King Charles is set to celebrate his accession to the throne for a second time, with his Scottish coronation.
During a thanksgiving and dedication service at St Giles’ Cathedral on Wednesday, July 5, he will be presented with the Honors of Scotland, the country’s crown jewels.
The service, nicknamed the Scottish Coronation, will include other royals as well as another appearance by the Stone of Destiny and a dramatic fly-past by the Red Arrows.
Following the Union of the Crowns in 1603, Charles is not only King of England but also King of Great Britain.
Every year, the monarch spends a week at the Palace of Holyroodhouse in Edinburgh, which is known as Holyrood Week or Royal Week in Scotland.
And the celebrations today Wednesday will be taking place right in the middle of the traditional week.
The service will be held at Edinburgh’s St Giles’ Cathedral, where the late Queen’s casket was laid to rest before being carried to London.
The ceremony will include centuries-old features of Scottish royal tradition as well as new additions such as music produced just for the occasion, a psalm performed in Gaelic, and the use of the New Testament in Scots.
The sermon will be delivered by Rt Rev Sally Foster-Fulton, Moderator of the General Assembly of the Church of Scotland, followed by a blessing to conclude the service.
Nicola Benedetti, a violinist, will be among the artists performing, as will Olympic rower Dame Katherine Grainger, who will wield the Elizabeth Sword, which will be used in place of the Sword of State.
The scepter and crown from the Honors of Scotland, as well as the Elizabeth Sword, will be delivered to the King at the ceremony.
This is a new sword designed to replace the current Sword of State, which was given to James IV by Pope Julius in 1507 but can no longer be used due to its delicate state.
The Elizabeth Sword will be carried by Dame Katherine, Lady Dorrian, the Lord Justice Clerk will hold the scepter, and the Duke of Hamilton the Crown of Scotland.
A people’s march of about 100 community groups will collect the honors from Edinburgh Castle before the service.
The Royal Regiment of Scotland and its Shetland pony mascot, Corporal Cruachan IV, will then lead the march to the cathedral, accompanied by cadet musicians from the combined cadet force pipes and drums.
Meanwhile, a royal procession will move from the Palace of Holyroodhouse to the cathedral, with spectators lining the Royal Mile to see both processions.
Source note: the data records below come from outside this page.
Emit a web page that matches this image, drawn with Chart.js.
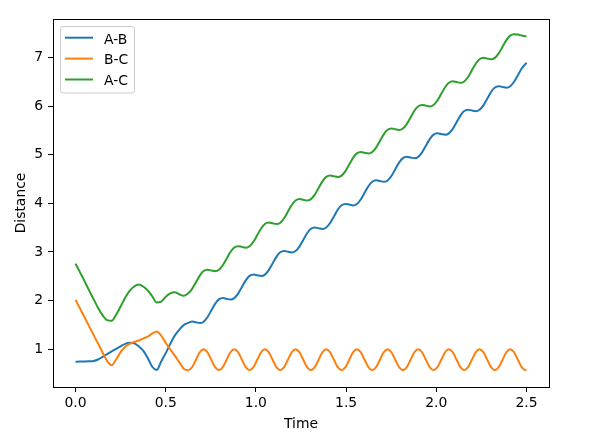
<!DOCTYPE html>
<html lang="en">
<head>
    <meta charset="UTF-8">
    <title>Distance vs Time</title>
    <script src="https://cdn.jsdelivr.net/npm/chart.js"></script>
    <style>
        body {
            margin: 0;
            padding: 0;
            background-color: #fff;
        }
        #wrap {
            width: 605px;
            height: 439px;
        }
    </style>
</head>
<body>
    <div id="wrap"><canvas id="distChart" width="605" height="439"></canvas></div>

    <script>
        // values
        var times = [
            0, 0.025, 0.05, 0.075, 0.1, 0.125, 0.15, 0.175, 0.2, 0.225,
            0.25, 0.275, 0.3, 0.325, 0.35, 0.375, 0.4, 0.425, 0.45, 0.475,
            0.5, 0.525, 0.55, 0.575, 0.6,
            0.625, 0.64625, 0.6675, 0.68875, 0.71, 0.73125, 0.7525, 0.77375,
            0.795, 0.81625, 0.8375, 0.85875, 0.88, 0.90125, 0.9225, 0.94375,
            0.965, 0.98625, 1.0075, 1.02875, 1.05, 1.07125, 1.0925, 1.11375,
            1.135, 1.15625, 1.1775, 1.19875, 1.22, 1.24125, 1.2625, 1.28375,
            1.305, 1.32625, 1.3475, 1.36875, 1.39, 1.41125, 1.4325, 1.45375,
            1.475, 1.49625, 1.5175, 1.53875, 1.56, 1.58125, 1.6025, 1.62375,
            1.645, 1.66625, 1.6875, 1.70875, 1.73, 1.75125, 1.7725, 1.79375,
            1.815, 1.83625, 1.8575, 1.87875, 1.9, 1.92125, 1.9425, 1.96375,
            1.985, 2.00625, 2.0275, 2.04875, 2.07, 2.09125, 2.1125, 2.13375,
            2.155, 2.17625, 2.1975, 2.21875, 2.24, 2.26125, 2.2825, 2.30375,
            2.325, 2.34625, 2.3675, 2.38875, 2.41, 2.43125, 2.4525, 2.47375,
            2.495, 2.5
        ];

        var abValues = [
            0.745, 0.746, 0.748, 0.752, 0.76, 0.79, 0.845, 0.90, 0.957, 1.01,
            1.06, 1.11, 1.135, 1.125, 1.06, 0.97, 0.82, 0.64, 0.575, 0.749,
            0.92, 1.11, 1.28, 1.40, 1.50,
            1.541, 1.569, 1.554, 1.538, 1.567, 1.659, 1.796, 1.932,
            2.025, 2.053, 2.038, 2.022, 2.051, 2.143, 2.280, 2.416,
            2.509, 2.537, 2.522, 2.506, 2.535, 2.627, 2.764, 2.900,
            2.993, 3.021, 3.006, 2.990, 3.019, 3.111, 3.248, 3.384,
            3.477, 3.505, 3.490, 3.474, 3.503, 3.595, 3.732, 3.868,
            3.961, 3.989, 3.974, 3.958, 3.987, 4.079, 4.216, 4.352,
            4.445, 4.473, 4.458, 4.442, 4.471, 4.563, 4.700, 4.836,
            4.929, 4.957, 4.942, 4.926, 4.955, 5.047, 5.184, 5.320,
            5.413, 5.441, 5.426, 5.410, 5.439, 5.531, 5.668, 5.804,
            5.897, 5.925, 5.910, 5.894, 5.923, 6.015, 6.152, 6.288,
            6.381, 6.409, 6.394, 6.378, 6.407, 6.499, 6.636, 6.772,
            6.865, 6.89
        ];

        var bcValues = [
            2.015, 1.835, 1.655, 1.475, 1.295, 1.115, 0.935, 0.76, 0.67, 0.79,
            0.94, 1.05, 1.11, 1.15, 1.18, 1.22, 1.26, 1.32, 1.365, 1.28,
            1.13, 1.00, 0.87, 0.735, 0.60,
            0.569, 0.632, 0.785, 0.938, 1.001, 0.938, 0.785, 0.632,
            0.569, 0.632, 0.785, 0.938, 1.001, 0.938, 0.785, 0.632,
            0.569, 0.632, 0.785, 0.938, 1.001, 0.938, 0.785, 0.632,
            0.569, 0.632, 0.785, 0.938, 1.001, 0.938, 0.785, 0.632,
            0.569, 0.632, 0.785, 0.938, 1.001, 0.938, 0.785, 0.632,
            0.569, 0.632, 0.785, 0.938, 1.001, 0.938, 0.785, 0.632,
            0.569, 0.632, 0.785, 0.938, 1.001, 0.938, 0.785, 0.632,
            0.569, 0.632, 0.785, 0.938, 1.001, 0.938, 0.785, 0.632,
            0.569, 0.632, 0.785, 0.938, 1.001, 0.938, 0.785, 0.632,
            0.569, 0.632, 0.785, 0.938, 1.001, 0.938, 0.785, 0.632,
            0.569, 0.632, 0.785, 0.938, 1.001, 0.938, 0.785, 0.632,
            0.569, 0.573
        ];

        var acValues = [
            2.76, 2.58, 2.40, 2.21, 2.03, 1.85, 1.70, 1.60, 1.585, 1.71,
            1.88, 2.06, 2.20, 2.29, 2.33, 2.29, 2.21, 2.09, 1.96, 1.98,
            2.08, 2.15, 2.17, 2.13, 2.10,
            2.150, 2.242, 2.379, 2.515, 2.608, 2.636, 2.621, 2.605,
            2.634, 2.726, 2.863, 2.999, 3.092, 3.120, 3.105, 3.089,
            3.118, 3.210, 3.347, 3.483, 3.576, 3.604, 3.589, 3.573,
            3.602, 3.694, 3.831, 3.967, 4.060, 4.088, 4.073, 4.057,
            4.086, 4.178, 4.315, 4.451, 4.544, 4.572, 4.557, 4.541,
            4.570, 4.662, 4.799, 4.935, 5.028, 5.056, 5.041, 5.025,
            5.054, 5.146, 5.283, 5.419, 5.512, 5.540, 5.525, 5.509,
            5.538, 5.630, 5.767, 5.903, 5.996, 6.024, 6.009, 5.993,
            6.022, 6.114, 6.251, 6.387, 6.480, 6.508, 6.493, 6.477,
            6.506, 6.598, 6.735, 6.871, 6.964, 6.992, 6.977, 6.961,
            6.990, 7.082, 7.219, 7.355, 7.448, 7.476, 7.47, 7.45,
            7.435, 7.433
        ];

        var xTicks = [0, 0.5, 1, 1.5, 2, 2.5];
        var yTicks = [1, 2, 3, 4, 5, 6, 7];
        var seriesNames = ['A-B', 'B-C', 'A-C'];
        var seriesColors = ['#1f77b4', '#ff7f0e', '#2ca02c'];

        var FONT = 'DejaVu Sans';

        function toPoints(values) {
            return times.map(function (t, i) { return { x: t, y: values[i] }; });
        }

        // axes frame (all four sides, like matplotlib spines)
        var framePlugin = {
            id: 'frame',
            afterDatasetsDraw: function (chart) {
                var a = chart.chartArea;
                var ctx = chart.ctx;
                ctx.save();
                ctx.strokeStyle = '#000';
                ctx.lineWidth = 1;
                ctx.strokeRect(a.left + 0.5, a.top + 0.5, a.right - a.left, a.bottom - a.top);
                ctx.restore();
            }
        };

        // boxed legend in the upper left corner
        var legendPlugin = {
            id: 'boxLegend',
            afterDraw: function (chart) {
                var ctx = chart.ctx;
                var x0 = 60.5, y0 = 26.5, w = 74, h = 66.5, r = 2.5;
                ctx.save();
                ctx.beginPath();
                ctx.moveTo(x0 + r, y0);
                ctx.lineTo(x0 + w - r, y0);
                ctx.arcTo(x0 + w, y0, x0 + w, y0 + r, r);
                ctx.lineTo(x0 + w, y0 + h - r);
                ctx.arcTo(x0 + w, y0 + h, x0 + w - r, y0 + h, r);
                ctx.lineTo(x0 + r, y0 + h);
                ctx.arcTo(x0, y0 + h, x0, y0 + h - r, r);
                ctx.lineTo(x0, y0 + r);
                ctx.arcTo(x0, y0, x0 + r, y0, r);
                ctx.closePath();
                ctx.fillStyle = 'rgba(255,255,255,0.8)';
                ctx.fill();
                ctx.strokeStyle = '#cccccc';
                ctx.lineWidth = 1;
                ctx.stroke();

                ctx.font = '13.9px "' + FONT + '"';
                ctx.textBaseline = 'alphabetic';
                ctx.textAlign = 'left';
                chart.data.datasets.forEach(function (ds, i) {
                    var ly = 37.7 + i * 20.9;
                    ctx.beginPath();
                    ctx.moveTo(65, ly);
                    ctx.lineTo(93, ly);
                    ctx.strokeStyle = ds.borderColor;
                    ctx.lineWidth = 2;
                    ctx.stroke();
                    ctx.fillStyle = '#000';
                    ctx.fillText(ds.label, 104, 43.5 + i * 20.7);
                });
                ctx.restore();
            }
        };

        var ctx = document.getElementById('distChart').getContext('2d');
        var distChart = new Chart(ctx, {
            type: 'line',
            data: {
                datasets: [
                    { label: seriesNames[0], data: toPoints(abValues), borderColor: seriesColors[0], order: 3 },
                    { label: seriesNames[1], data: toPoints(bcValues), borderColor: seriesColors[1], order: 2 },
                    { label: seriesNames[2], data: toPoints(acValues), borderColor: seriesColors[2], order: 1 }
                ]
            },
            options: {
                responsive: false,
                animation: false,
                layout: { padding: { left: 0, right: 56, top: 19, bottom: 0 } },
                elements: {
                    line: { borderWidth: 2, fill: false, cubicInterpolationMode: 'monotone' },
                    point: { radius: 0 }
                },
                plugins: {
                    legend: { display: false },
                    tooltip: { enabled: false }
                },
                scales: {
                    x: {
                        type: 'linear',
                        min: -0.125,
                        max: 2.625,
                        afterBuildTicks: function (s) {
                            s.ticks = xTicks.map(function (v) { return { value: v }; });
                        },
                        afterFit: function (s) { s.height = 52; },
                        grid: { drawOnChartArea: false, drawTicks: true, tickLength: 5, color: '#000' },
                        border: { display: false },
                        ticks: {
                            color: '#000',
                            padding: 3,
                            maxRotation: 0,
                            font: { family: FONT, size: 13.9 },
                            callback: function (v) { return Number(v).toFixed(1); }
                        },
                        title: {
                            display: true,
                            text: 'Time',
                            color: '#000',
                            font: { family: FONT, size: 13.9 },
                            padding: { top: 0, bottom: 6 }
                        }
                    },
                    y: {
                        type: 'linear',
                        min: 0.224,
                        max: 7.79,
                        afterBuildTicks: function (s) {
                            s.ticks = yTicks.map(function (v) { return { value: v }; });
                        },
                        afterFit: function (s) { s.width = 53; },
                        grid: { drawOnChartArea: false, drawTicks: true, tickLength: 5, color: '#000' },
                        border: { display: false },
                        ticks: {
                            color: '#000',
                            padding: 5,
                            font: { family: FONT, size: 13.9 },
                            callback: function (v) { return String(v); }
                        },
                        title: {
                            display: true,
                            text: 'Distance',
                            color: '#000',
                            font: { family: FONT, size: 13.9 },
                            padding: { top: 12.7, bottom: 0 }
                        }
                    }
                }
            },
            plugins: [framePlugin, legendPlugin]
        });
    </script>
</body>
</html>
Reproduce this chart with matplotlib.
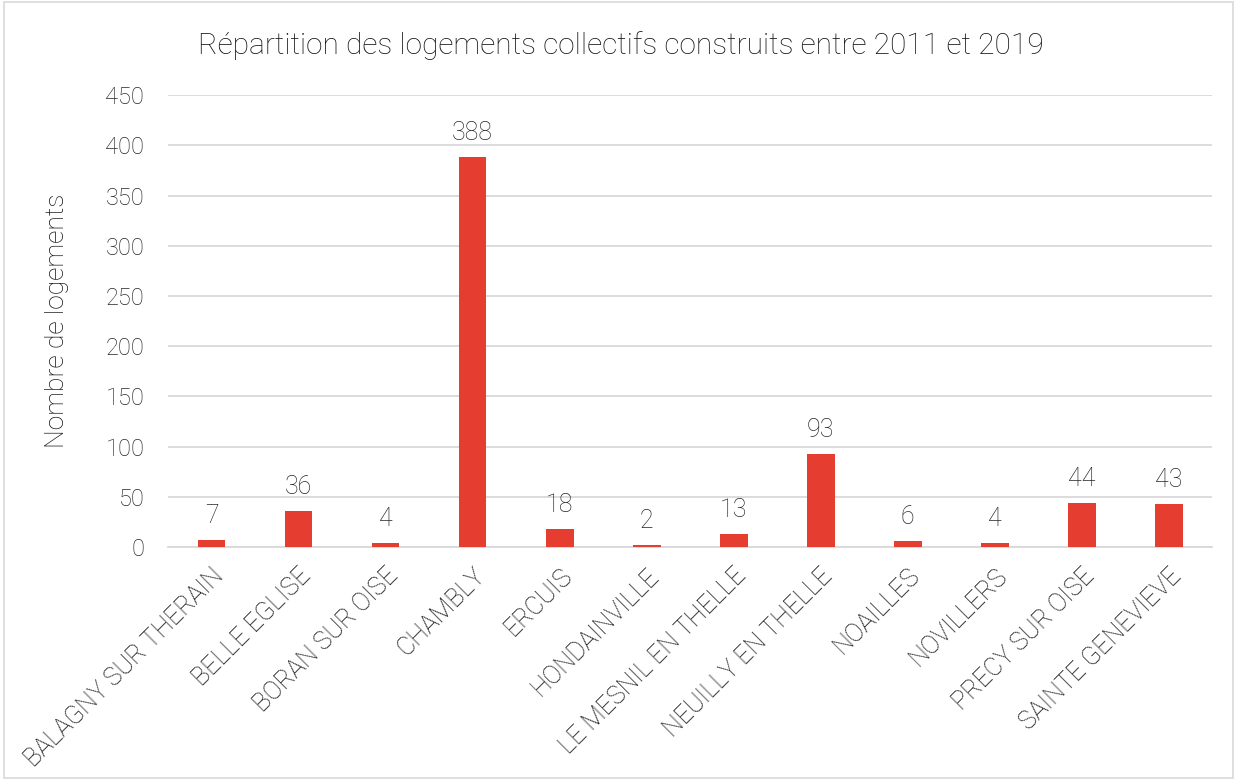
import numpy as np
import matplotlib.pyplot as plt
from matplotlib.patches import Rectangle

communes = ["BALAGNY SUR THERAIN", "BELLE EGLISE", "BORAN SUR OISE", "CHAMBLY",
            "ERCUIS", "HONDAINVILLE", "LE MESNIL EN THELLE", "NEUILLY EN THELLE",
            "NOAILLES", "NOVILLERS", "PRECY SUR OISE", "SAINTE GENEVIEVE"]
logements = [7, 36, 4, 388, 18, 2, 13, 93, 6, 4, 44, 43]
yticks = [0, 50, 100, 150, 200, 250, 300, 350, 400, 450]

plt.rcParams['font.family'] = ['Roboto', 'DejaVu Sans']
plt.rcParams['font.weight'] = 'light'
plt.rcParams['axes.labelweight'] = 'light'

fig = plt.figure(figsize=(12.37, 7.8), dpi=100)
ax = fig.add_axes([0.1358, 0.2987, 0.8442, 0.5793])

x = np.arange(len(communes))
ax.bar(x, logements, width=0.32, color='#E53D30', zorder=3)

# valeurs au-dessus des barres
for xi, v in zip(x, logements):
    ax.text(xi, v + 12, str(v), ha='center', va='bottom', fontsize=18,
            color='#262626', fontweight='light')

ax.set_xlim(-0.5, len(communes) - 0.5)
ax.set_ylim(0, 450)
ax.set_yticks(yticks)
ax.set_yticklabels([str(t) for t in yticks], fontsize=17, color='#262626')
ax.set_xticks(x)
ax.set_xticklabels(communes, rotation=45, ha='right', va='top',
                   rotation_mode='anchor', fontsize=18, color='#111111')
ax.tick_params(axis='y', length=0, pad=17)
ax.tick_params(axis='x', length=0, pad=12)

ax.grid(axis='y', color='#D9D9D9', linewidth=1.3, zorder=0)
for s in ['top', 'right', 'left']:
    ax.spines[s].set_visible(False)
ax.spines['bottom'].set_color('#D9D9D9')
ax.spines['bottom'].set_linewidth(1.3)

ax.set_ylabel("Nombre de logements", fontsize=19, color='#111111', labelpad=26,
              fontweight='light')
fig.text(0.502, 0.942, "Répartition des logements collectifs construits entre 2011 et 2019",
         ha='center', va='center', fontsize=21.5, color='#111111')

fig.patches.append(Rectangle((0.003, 0.003), 0.994, 0.994, transform=fig.transFigure,
                             fill=False, edgecolor='#D9D9D9', linewidth=1.2))

fig.savefig("out.png", dpi=100)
On Monday, rehearsals were performed on the Royal Mile and outside the cathedral in preparation for the celebrations later this week.
After the St Giles’ service, a 21-gun salute will be fired from Edinburgh Castle before the royal procession returns to the palace.
The Stone of Destiny will be present for the ceremony, and there will be a fly-past by the Red Arrows following it.
Other royals such as Queen Camilla, William, and Kate will be in attendance to witness the coronation.